# The request
Would you copy the records below, exactly and only from their first line through the line containing "const yTicks = [0, 60, 120, 180];", without any pictures?

# Dataset excerpts
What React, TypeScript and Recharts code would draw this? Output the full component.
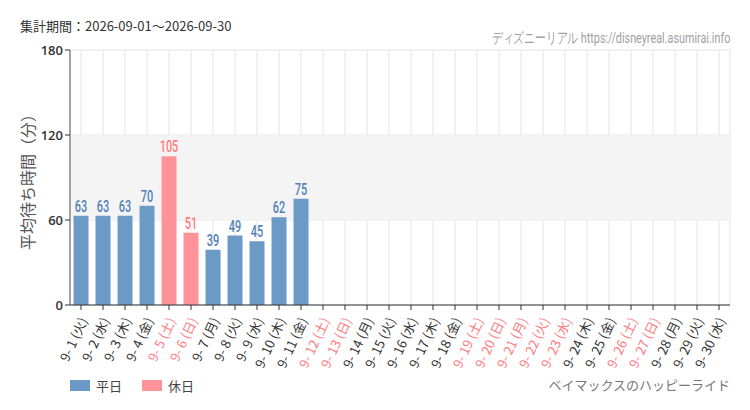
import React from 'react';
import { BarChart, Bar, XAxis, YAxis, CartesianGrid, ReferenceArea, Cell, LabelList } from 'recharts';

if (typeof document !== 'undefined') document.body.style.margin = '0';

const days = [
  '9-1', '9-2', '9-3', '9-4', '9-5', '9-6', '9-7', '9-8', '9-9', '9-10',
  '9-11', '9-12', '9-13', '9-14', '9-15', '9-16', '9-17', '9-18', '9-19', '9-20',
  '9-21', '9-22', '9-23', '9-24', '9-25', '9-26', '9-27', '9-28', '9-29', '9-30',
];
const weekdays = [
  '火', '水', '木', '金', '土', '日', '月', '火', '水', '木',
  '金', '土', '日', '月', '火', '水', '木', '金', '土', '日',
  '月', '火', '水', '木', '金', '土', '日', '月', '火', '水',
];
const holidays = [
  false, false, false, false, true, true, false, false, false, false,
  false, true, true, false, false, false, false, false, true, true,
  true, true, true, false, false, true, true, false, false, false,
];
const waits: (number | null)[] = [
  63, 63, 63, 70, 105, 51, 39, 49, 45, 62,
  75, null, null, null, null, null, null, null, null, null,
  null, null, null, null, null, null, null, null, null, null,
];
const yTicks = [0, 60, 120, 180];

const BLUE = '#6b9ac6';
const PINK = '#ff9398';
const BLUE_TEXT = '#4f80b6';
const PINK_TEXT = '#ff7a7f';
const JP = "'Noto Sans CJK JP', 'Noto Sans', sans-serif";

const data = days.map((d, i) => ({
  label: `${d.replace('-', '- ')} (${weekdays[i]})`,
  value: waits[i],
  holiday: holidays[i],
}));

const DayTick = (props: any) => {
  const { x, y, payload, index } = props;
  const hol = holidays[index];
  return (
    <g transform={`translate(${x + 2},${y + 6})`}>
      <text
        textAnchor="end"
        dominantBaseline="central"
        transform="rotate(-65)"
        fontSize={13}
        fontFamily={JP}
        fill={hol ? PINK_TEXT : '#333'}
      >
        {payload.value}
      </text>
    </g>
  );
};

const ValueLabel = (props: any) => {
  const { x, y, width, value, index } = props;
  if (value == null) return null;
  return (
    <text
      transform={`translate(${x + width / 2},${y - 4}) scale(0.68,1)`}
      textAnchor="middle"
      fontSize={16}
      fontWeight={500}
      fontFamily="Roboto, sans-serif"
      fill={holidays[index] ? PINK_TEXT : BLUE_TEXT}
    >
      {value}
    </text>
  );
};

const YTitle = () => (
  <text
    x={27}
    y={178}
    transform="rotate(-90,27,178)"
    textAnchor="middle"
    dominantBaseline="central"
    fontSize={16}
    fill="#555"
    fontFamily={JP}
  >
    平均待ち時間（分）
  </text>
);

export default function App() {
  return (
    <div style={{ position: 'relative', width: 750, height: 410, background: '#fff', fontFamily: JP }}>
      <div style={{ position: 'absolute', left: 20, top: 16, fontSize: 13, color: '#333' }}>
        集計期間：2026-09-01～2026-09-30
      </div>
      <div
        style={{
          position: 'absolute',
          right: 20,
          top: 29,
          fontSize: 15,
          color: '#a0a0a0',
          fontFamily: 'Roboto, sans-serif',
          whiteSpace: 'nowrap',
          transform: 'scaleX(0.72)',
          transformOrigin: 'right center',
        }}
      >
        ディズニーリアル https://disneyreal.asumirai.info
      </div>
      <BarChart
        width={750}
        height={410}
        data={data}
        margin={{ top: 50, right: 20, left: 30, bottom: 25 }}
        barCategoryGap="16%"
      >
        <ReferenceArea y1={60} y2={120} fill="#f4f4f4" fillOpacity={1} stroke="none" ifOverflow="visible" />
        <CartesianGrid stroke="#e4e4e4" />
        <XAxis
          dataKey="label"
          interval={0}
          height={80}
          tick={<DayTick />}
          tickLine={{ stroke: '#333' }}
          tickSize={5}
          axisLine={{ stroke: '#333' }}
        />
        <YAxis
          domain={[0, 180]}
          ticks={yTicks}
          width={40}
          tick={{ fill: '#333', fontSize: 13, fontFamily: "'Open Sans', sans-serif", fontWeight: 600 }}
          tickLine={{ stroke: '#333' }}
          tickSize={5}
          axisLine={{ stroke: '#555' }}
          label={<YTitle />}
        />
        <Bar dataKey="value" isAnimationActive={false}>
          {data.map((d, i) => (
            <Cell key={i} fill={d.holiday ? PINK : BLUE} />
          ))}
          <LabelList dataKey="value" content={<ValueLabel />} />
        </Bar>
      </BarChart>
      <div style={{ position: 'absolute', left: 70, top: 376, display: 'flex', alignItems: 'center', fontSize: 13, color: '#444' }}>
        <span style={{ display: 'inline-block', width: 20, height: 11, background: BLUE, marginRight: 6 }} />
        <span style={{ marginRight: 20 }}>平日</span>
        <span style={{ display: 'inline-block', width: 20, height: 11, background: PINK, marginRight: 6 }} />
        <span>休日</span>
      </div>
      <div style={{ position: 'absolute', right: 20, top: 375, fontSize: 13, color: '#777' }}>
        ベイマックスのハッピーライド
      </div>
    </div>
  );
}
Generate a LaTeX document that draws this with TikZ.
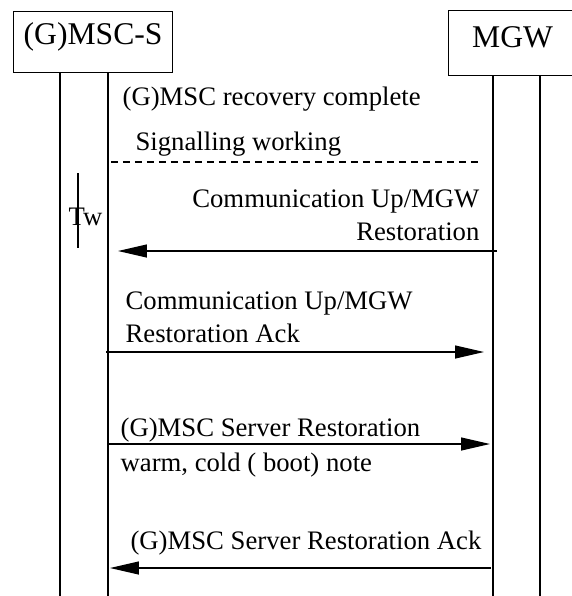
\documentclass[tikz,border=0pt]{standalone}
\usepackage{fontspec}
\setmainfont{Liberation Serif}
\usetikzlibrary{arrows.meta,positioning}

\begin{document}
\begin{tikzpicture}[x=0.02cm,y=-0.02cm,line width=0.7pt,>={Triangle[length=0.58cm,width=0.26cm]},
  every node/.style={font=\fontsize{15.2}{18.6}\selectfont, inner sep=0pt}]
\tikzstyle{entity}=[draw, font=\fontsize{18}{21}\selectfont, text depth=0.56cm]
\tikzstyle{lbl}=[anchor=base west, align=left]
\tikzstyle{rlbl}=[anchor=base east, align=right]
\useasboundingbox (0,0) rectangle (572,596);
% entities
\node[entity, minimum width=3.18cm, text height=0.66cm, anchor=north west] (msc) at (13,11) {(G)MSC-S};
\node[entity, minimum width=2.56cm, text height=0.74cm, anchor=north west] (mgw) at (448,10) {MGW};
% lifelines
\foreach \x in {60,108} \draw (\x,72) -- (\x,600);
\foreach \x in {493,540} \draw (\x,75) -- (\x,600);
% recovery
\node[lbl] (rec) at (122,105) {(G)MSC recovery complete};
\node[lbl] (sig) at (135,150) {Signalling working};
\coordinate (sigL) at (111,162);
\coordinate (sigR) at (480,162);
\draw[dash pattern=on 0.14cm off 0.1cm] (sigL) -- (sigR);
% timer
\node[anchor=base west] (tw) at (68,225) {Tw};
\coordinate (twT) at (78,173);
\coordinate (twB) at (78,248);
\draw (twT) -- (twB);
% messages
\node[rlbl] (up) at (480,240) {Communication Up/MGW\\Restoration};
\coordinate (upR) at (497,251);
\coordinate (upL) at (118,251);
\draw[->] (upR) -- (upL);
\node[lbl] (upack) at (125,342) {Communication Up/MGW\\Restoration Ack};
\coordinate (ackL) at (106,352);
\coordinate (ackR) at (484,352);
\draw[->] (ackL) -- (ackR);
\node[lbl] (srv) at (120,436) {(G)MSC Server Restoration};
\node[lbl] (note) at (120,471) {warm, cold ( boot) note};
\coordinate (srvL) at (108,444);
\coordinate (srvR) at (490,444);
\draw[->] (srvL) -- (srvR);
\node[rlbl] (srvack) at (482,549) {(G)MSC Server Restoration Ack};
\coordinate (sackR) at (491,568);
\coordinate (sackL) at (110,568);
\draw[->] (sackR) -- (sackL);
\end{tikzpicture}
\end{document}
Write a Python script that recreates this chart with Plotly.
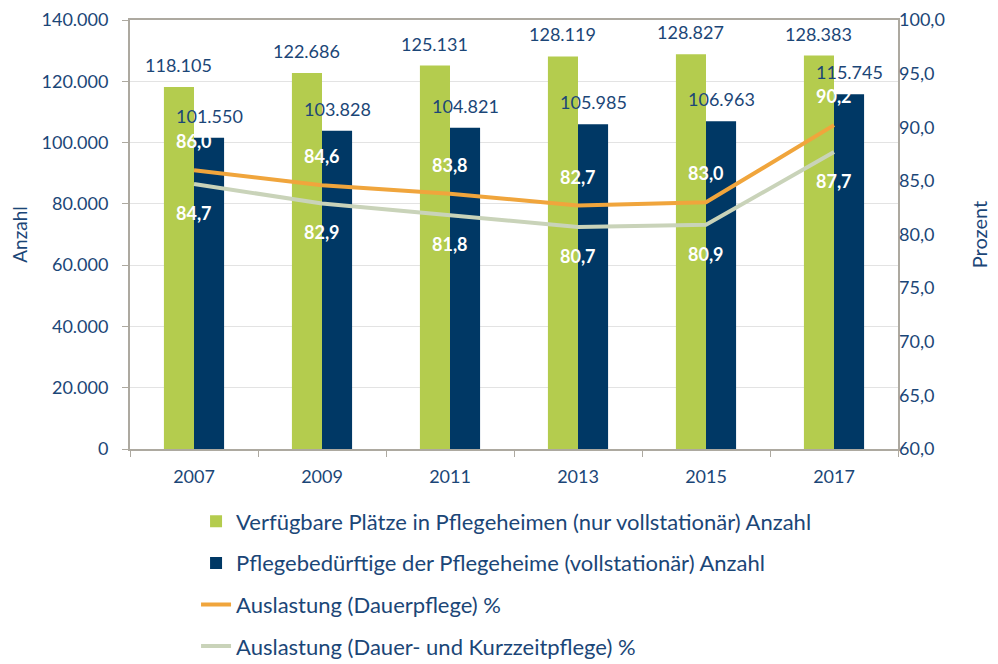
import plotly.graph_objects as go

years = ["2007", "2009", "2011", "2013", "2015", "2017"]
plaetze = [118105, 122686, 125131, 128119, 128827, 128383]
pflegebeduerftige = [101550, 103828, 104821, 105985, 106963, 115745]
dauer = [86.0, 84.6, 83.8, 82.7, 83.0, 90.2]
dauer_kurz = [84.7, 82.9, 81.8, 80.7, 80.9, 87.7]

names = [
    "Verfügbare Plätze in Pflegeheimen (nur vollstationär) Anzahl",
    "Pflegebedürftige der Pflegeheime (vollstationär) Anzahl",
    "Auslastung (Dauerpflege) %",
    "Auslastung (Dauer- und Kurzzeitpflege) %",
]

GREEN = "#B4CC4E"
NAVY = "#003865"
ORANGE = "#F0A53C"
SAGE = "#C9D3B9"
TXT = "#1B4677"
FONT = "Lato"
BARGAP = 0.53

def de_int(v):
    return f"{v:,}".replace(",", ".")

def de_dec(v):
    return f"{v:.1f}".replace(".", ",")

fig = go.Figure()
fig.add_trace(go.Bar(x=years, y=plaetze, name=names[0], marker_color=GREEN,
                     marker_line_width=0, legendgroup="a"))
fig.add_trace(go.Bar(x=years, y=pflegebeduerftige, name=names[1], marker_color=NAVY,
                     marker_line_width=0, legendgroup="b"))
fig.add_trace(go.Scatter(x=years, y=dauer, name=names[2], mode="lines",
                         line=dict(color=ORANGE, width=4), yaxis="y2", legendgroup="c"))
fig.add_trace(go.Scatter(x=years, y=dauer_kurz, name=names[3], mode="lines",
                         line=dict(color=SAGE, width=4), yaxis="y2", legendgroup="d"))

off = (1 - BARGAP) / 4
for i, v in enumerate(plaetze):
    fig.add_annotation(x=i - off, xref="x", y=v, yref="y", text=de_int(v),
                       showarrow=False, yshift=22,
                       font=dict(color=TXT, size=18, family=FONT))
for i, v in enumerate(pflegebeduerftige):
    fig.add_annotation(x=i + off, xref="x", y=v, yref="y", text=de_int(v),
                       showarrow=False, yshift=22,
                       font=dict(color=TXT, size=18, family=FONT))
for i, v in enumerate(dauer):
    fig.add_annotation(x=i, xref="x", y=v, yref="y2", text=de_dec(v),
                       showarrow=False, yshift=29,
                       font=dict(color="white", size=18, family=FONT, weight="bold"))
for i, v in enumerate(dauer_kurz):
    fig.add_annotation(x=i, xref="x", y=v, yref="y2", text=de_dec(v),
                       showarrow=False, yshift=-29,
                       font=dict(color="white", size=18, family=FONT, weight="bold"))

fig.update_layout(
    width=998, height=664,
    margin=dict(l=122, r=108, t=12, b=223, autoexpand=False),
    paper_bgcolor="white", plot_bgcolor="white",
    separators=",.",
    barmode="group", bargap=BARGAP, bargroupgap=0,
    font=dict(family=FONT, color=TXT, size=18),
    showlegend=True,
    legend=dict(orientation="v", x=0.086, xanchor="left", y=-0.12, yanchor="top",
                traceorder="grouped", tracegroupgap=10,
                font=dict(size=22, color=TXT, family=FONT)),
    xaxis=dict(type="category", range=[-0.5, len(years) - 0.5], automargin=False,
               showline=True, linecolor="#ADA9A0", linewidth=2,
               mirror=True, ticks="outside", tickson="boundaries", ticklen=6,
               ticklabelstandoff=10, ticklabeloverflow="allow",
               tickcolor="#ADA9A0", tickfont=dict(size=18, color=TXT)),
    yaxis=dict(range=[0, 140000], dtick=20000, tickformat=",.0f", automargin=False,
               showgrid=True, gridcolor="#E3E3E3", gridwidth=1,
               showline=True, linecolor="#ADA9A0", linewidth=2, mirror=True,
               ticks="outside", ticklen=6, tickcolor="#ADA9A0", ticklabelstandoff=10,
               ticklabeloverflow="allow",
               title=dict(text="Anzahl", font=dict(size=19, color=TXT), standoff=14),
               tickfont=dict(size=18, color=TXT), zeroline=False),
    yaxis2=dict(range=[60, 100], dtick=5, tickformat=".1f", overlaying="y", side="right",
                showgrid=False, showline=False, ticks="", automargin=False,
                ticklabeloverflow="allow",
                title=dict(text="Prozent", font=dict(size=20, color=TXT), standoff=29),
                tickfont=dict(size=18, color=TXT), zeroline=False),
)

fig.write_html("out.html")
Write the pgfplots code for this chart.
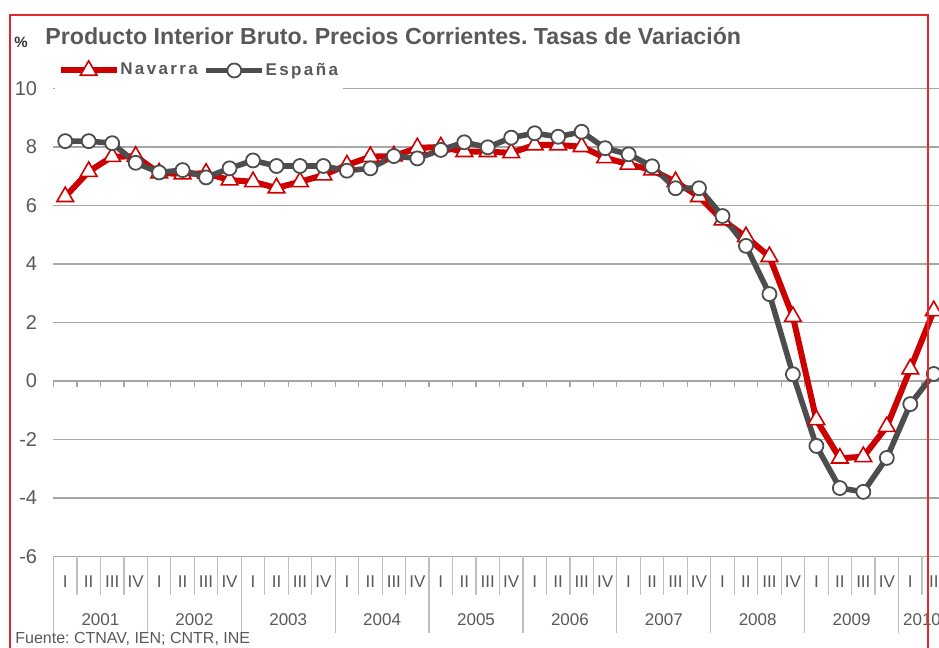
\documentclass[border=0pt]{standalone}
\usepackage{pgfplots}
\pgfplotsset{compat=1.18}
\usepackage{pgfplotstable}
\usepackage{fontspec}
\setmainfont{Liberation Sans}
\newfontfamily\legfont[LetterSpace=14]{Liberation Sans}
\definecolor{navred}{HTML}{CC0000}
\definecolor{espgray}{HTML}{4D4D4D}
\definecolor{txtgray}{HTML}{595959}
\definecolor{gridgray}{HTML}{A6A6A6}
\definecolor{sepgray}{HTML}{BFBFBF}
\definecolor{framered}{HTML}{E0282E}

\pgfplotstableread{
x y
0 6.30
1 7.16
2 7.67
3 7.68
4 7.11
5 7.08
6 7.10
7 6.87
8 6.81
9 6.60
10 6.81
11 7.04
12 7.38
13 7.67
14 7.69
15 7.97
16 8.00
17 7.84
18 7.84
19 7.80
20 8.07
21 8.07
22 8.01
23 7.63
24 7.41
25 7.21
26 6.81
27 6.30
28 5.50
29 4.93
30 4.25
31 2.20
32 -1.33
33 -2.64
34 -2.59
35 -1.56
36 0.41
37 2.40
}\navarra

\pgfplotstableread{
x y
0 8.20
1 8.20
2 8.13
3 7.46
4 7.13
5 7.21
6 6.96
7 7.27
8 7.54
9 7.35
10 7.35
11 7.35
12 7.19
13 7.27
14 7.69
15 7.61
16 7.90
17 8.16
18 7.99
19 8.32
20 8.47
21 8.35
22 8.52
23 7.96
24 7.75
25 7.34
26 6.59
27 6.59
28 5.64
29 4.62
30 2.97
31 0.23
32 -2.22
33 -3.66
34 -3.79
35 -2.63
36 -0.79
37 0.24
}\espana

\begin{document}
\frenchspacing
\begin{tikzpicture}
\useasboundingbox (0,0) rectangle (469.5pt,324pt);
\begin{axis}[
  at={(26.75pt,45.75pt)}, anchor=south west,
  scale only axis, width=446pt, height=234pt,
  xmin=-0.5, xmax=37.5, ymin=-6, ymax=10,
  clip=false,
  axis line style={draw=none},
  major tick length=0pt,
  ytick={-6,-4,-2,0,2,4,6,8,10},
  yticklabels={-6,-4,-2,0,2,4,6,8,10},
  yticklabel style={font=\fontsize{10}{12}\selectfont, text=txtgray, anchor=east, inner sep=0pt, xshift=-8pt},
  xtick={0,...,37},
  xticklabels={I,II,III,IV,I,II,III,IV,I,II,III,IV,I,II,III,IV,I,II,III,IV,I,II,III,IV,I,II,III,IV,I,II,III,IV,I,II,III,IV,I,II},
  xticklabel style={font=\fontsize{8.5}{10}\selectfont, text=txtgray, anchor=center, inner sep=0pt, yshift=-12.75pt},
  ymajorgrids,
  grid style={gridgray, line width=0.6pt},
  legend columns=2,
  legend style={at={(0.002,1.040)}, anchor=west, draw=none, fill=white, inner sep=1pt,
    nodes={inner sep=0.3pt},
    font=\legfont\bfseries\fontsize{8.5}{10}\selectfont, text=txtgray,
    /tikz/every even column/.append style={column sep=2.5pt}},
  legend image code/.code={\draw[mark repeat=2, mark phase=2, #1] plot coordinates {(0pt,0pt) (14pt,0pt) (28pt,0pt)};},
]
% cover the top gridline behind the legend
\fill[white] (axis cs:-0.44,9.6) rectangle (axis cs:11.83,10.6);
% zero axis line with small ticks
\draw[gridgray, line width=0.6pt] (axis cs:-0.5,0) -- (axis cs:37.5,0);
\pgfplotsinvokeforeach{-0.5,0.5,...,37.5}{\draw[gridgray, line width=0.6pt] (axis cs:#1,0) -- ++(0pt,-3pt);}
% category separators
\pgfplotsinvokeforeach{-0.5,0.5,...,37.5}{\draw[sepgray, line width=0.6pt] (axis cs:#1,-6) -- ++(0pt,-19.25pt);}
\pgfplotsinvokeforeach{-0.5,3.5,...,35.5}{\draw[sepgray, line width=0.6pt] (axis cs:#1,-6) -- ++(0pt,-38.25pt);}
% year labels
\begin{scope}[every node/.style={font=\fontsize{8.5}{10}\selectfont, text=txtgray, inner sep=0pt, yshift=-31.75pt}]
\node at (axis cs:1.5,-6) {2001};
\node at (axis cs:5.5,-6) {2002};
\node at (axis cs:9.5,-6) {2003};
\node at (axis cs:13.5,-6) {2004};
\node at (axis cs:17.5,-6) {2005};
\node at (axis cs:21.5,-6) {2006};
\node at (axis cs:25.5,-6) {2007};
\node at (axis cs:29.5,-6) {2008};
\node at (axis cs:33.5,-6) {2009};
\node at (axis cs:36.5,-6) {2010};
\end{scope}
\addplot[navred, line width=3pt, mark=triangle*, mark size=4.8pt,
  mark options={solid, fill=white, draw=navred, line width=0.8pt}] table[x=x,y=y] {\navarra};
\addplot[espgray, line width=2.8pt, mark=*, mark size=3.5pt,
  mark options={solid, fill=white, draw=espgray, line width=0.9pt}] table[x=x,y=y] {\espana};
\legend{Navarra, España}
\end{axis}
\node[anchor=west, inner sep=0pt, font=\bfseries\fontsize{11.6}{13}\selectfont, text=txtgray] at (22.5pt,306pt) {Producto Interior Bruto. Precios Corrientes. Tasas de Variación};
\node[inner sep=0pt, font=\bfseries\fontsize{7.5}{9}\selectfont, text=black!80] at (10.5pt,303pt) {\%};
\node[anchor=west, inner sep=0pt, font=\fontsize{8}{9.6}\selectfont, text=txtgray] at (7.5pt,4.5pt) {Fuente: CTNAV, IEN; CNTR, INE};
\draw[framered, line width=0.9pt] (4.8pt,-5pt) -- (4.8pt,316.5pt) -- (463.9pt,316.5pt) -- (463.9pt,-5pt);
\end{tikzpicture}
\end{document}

# The reply
What React, TypeScript and Recharts code would draw this? Output the full component.
import React from 'react';
import { BarChart, Bar, XAxis, YAxis, CartesianGrid, ReferenceArea, Cell, LabelList } from 'recharts';

if (typeof document !== 'undefined') document.body.style.margin = '0';

const days = [
  '9-1', '9-2', '9-3', '9-4', '9-5', '9-6', '9-7', '9-8', '9-9', '9-10',
  '9-11', '9-12', '9-13', '9-14', '9-15', '9-16', '9-17', '9-18', '9-19', '9-20',
  '9-21', '9-22', '9-23', '9-24', '9-25', '9-26', '9-27', '9-28', '9-29', '9-30',
];
const weekdays = [
  '火', '水', '木', '金', '土', '日', '月', '火', '水', '木',
  '金', '土', '日', '月', '火', '水', '木', '金', '土', '日',
  '月', '火', '水', '木', '金', '土', '日', '月', '火', '水',
];
const holidays = [
  false, false, false, false, true, true, false, false, false, false,
  false, true, true, false, false, false, false, false, true, true,
  true, true, true, false, false, true, true, false, false, false,
];
const waits: (number | null)[] = [
  63, 63, 63, 70, 105, 51, 39, 49, 45, 62,
  75, null, null, null, null, null, null, null, null, null,
  null, null, null, null, null, null, null, null, null, null,
];
const yTicks = [0, 60, 120, 180];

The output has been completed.